Women have made significant progress in blasting through glass ceilings since the 1960s, when I began my own career in science, and as long as we continue to follow my friend's mantra of eternal vigilance, more progress will certainly come. But I would like to leave you with the second question that I said I would raise, "When will we know that we can declare victory?" For years I proceeded on the assumption that "victory" was equal participation of men and women in all branches of science and engineering. Today I am not so sure. I keep returning in my mind to Wally Breck's prescient advice to me — that chemistry was not a good match for my talents. He made it very clear that this had nothing to do with intelligence or gender, but rather that chemistry did not come naturally to me — I had to work too hard at it.

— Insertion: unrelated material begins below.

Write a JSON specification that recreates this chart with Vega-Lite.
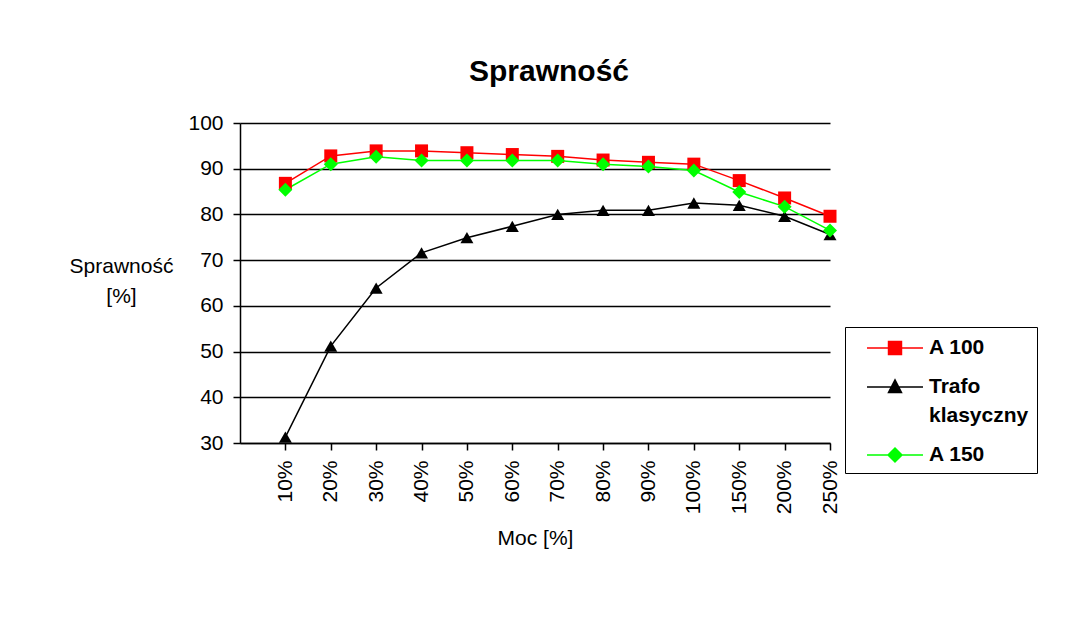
{
  "$schema": "https://vega.github.io/schema/vega-lite/v6.json",
  "width": 590,
  "height": 320,
  "autosize": {"type": "none"},
  "padding": {"left": 240, "top": 123, "right": 249, "bottom": 178},
  "background": "white",
  "title": {"text": "Sprawność", "font": "Liberation Sans", "fontSize": 30, "fontWeight": "bold", "color": "black", "frame": "group", "baseline": "alphabetic", "offset": 1, "dx": 14},
  "data": {"values": [
    {"moc": "10%", "series": "A 100", "value": 86.8},
    {"moc": "20%", "series": "A 100", "value": 92.8},
    {"moc": "30%", "series": "A 100", "value": 93.9},
    {"moc": "40%", "series": "A 100", "value": 93.9},
    {"moc": "50%", "series": "A 100", "value": 93.5},
    {"moc": "60%", "series": "A 100", "value": 93.1},
    {"moc": "70%", "series": "A 100", "value": 92.7},
    {"moc": "80%", "series": "A 100", "value": 91.9},
    {"moc": "90%", "series": "A 100", "value": 91.4},
    {"moc": "100%", "series": "A 100", "value": 91.0},
    {"moc": "150%", "series": "A 100", "value": 87.4},
    {"moc": "200%", "series": "A 100", "value": 83.6},
    {"moc": "250%", "series": "A 100", "value": 79.6},
    {"moc": "10%", "series": "Trafo klasyczny", "value": 31.3},
    {"moc": "20%", "series": "Trafo klasyczny", "value": 51.2},
    {"moc": "30%", "series": "Trafo klasyczny", "value": 63.9},
    {"moc": "40%", "series": "Trafo klasyczny", "value": 71.6},
    {"moc": "50%", "series": "Trafo klasyczny", "value": 74.9},
    {"moc": "60%", "series": "Trafo klasyczny", "value": 77.4},
    {"moc": "70%", "series": "Trafo klasyczny", "value": 80.0},
    {"moc": "80%", "series": "Trafo klasyczny", "value": 80.9},
    {"moc": "90%", "series": "Trafo klasyczny", "value": 80.9},
    {"moc": "100%", "series": "Trafo klasyczny", "value": 82.5},
    {"moc": "150%", "series": "Trafo klasyczny", "value": 82.0},
    {"moc": "200%", "series": "Trafo klasyczny", "value": 79.6},
    {"moc": "250%", "series": "Trafo klasyczny", "value": 75.6},
    {"moc": "10%", "series": "A 150", "value": 85.4},
    {"moc": "20%", "series": "A 150", "value": 91.0},
    {"moc": "30%", "series": "A 150", "value": 92.6},
    {"moc": "40%", "series": "A 150", "value": 91.8},
    {"moc": "50%", "series": "A 150", "value": 91.8},
    {"moc": "60%", "series": "A 150", "value": 91.8},
    {"moc": "70%", "series": "A 150", "value": 91.8},
    {"moc": "80%", "series": "A 150", "value": 91.0},
    {"moc": "90%", "series": "A 150", "value": 90.5},
    {"moc": "100%", "series": "A 150", "value": 89.6},
    {"moc": "150%", "series": "A 150", "value": 84.9},
    {"moc": "200%", "series": "A 150", "value": 81.7},
    {"moc": "250%", "series": "A 150", "value": 76.5}
  ]},
  "encoding": {
    "x": {
      "field": "moc", "type": "nominal",
      "sort": ["10%", "20%", "30%", "40%", "50%", "60%", "70%", "80%", "90%", "100%", "150%", "200%", "250%"],
      "scale": {"type": "point", "padding": 0.5, "align": 1},
      "axis": {
        "title": "Moc [%]", "titleFont": "Liberation Sans", "titleFontSize": 21, "titleFontWeight": "normal", "titleColor": "black",
        "titleX": 295, "titleY": 95, "titleBaseline": "middle", "titleAlign": "center",
        "labelAngle": -90, "labelFont": "Liberation Sans", "labelFontSize": 21, "labelColor": "black", "labelPadding": 10,
        "tickSize": 7, "tickColor": "black", "tickWidth": 1.5, "domainColor": "black", "domainWidth": 1.5, "grid": false
      }
    },
    "y": {
      "field": "value", "type": "quantitative",
      "scale": {"domain": [30, 100], "zero": false, "nice": false},
      "axis": {
        "values": [30, 40, 50, 60, 70, 80, 90, 100],
        "title": ["Sprawność", "[%]"], "titleFont": "Liberation Sans", "titleFontSize": 21, "titleFontWeight": "normal", "titleColor": "black",
        "titleAngle": 0, "titleX": -119, "titleY": 132, "titleAlign": "center", "titleBaseline": "top", "titleLineHeight": 30,
        "labelFont": "Liberation Sans", "labelFontSize": 21, "labelColor": "black", "labelPadding": 10,
        "tickSize": 7, "tickColor": "black", "tickWidth": 1.5, "domainColor": "black", "domainWidth": 1.5,
        "grid": true, "gridColor": "black", "gridWidth": 1.5, "gridOpacity": 1
      }
    }
  },
  "layer": [
    {
      "mark": {"type": "line", "strokeWidth": 1.5},
      "encoding": {
        "color": {
          "field": "series", "type": "nominal",
          "scale": {"domain": ["A 100", "Trafo klasyczny", "A 150"], "range": ["#ff0000", "#000000", "#00ff00"]},
          "legend": {
            "title": null, "orient": "none", "legendX": 605, "legendY": 204,
            "strokeColor": "black", "fillColor": "white", "padding": 8,
            "labelFont": "Liberation Sans", "labelFontSize": 21, "labelFontWeight": "bold", "labelColor": "black", "labelOffset": 21,
            "labelExpr": "datum.label == 'Trafo klasyczny' ? ['Trafo', 'klasyczny'] : datum.label",
            "rowPadding": 16, "symbolSize": 576, "symbolStrokeWidth": 1.5, "symbolOffset": 29,
            "encode": {
              "symbols": {"update": {
                "shape": {"signal": "datum.value === 'A 100' ? 'M-2.333,0H2.333M-0.54,-0.54H0.54V0.54H-0.54Z' : datum.value === 'A 150' ? 'M-2.333,0H2.333M0,-0.58L0.58,0L0,0.58L-0.58,0Z' : 'M-2.333,0H2.333M0,-0.6L0.54,0.45L-0.54,0.45Z'"},
                "fill": {"signal": "scale('color', datum.value)"},
                "stroke": {"signal": "scale('color', datum.value)"},
                "size": {"value": 576},
                "opacity": {"value": 1},
                "fillOpacity": {"value": 1},
                "strokeOpacity": {"value": 1},
                "strokeWidth": {"value": 1.5}
              }},
              "labels": {"update": {"lineHeight": {"value": 29}}}
            }
          }
        }
      }
    },
    {
      "transform": [{"filter": "datum.series === 'A 100'"}],
      "mark": {"type": "point", "filled": true, "opacity": 1, "shape": "square", "size": 169, "color": "#ff0000"}
    },
    {
      "transform": [{"filter": "datum.series === 'Trafo klasyczny'"}],
      "mark": {"type": "point", "filled": true, "opacity": 1, "shape": "triangle-up", "size": 169, "color": "#000000"}
    },
    {
      "transform": [{"filter": "datum.series === 'A 150'"}],
      "mark": {"type": "point", "filled": true, "opacity": 1, "shape": "diamond", "size": 196, "color": "#00ff00"}
    }
  ],
  "config": {
    "view": {"stroke": null},
    "font": "Liberation Sans"
  }
}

I didn't really understand what he meant until graduate school, when I discovered that molecular biology did come naturally to me — I could think about it in creative and original ways that I could never do in chemistry. As we learn more about the development of the mammalian brain, and the significant impact that gender plays in utero, it is possible that we will come to understand that some fraction of the asymmetries in the distribution of women among the sciences — with women far more well represented in the life sciences and less so in the physical sciences — is the result of women seeking those fields in which they are able to make the greatest contribution. As scientists, I think we need to be open to this possibility.
To be sure, this is dangerous terrain. In the words of Godfrey Pearlson, a professor of psychiatry and neurobiology at Yale University's School of Medicine, "To say ... that men are automatically better at some things than women is a simplification. It's easy to find women who are fantastic at math and physics and men who excel in language skills. Only when we look at very large populations and look for slight but significant trends do we see the generalizations." Generalizations, of course, are all too often misunderstood and misappropriated to limit the aspirations of individuals. Untangling the impact of the sociocultural forces I have been discussing from the preferences of women for scientific problems will be very difficult, and perhaps impossible. All we can do is create within our educational institutions a perfectly level playing field on which women can freely exercise their preferences and realize their scientific aspirations. What we should be striving for is unrestricted opportunity, in which every woman who wishes to pursue a career in science and engineering can do so with the confidence that nothing contrived by human prejudice — conscious or unconscious — stands in her way.
If we are vigilant, and as women continue to transcend the gender gap in science and technology in ever greater numbers and place their own stamp on these fields, men and women can both look forward to a scientific enterprise — and a society — that is fairer, stronger, and more fulfilling for all.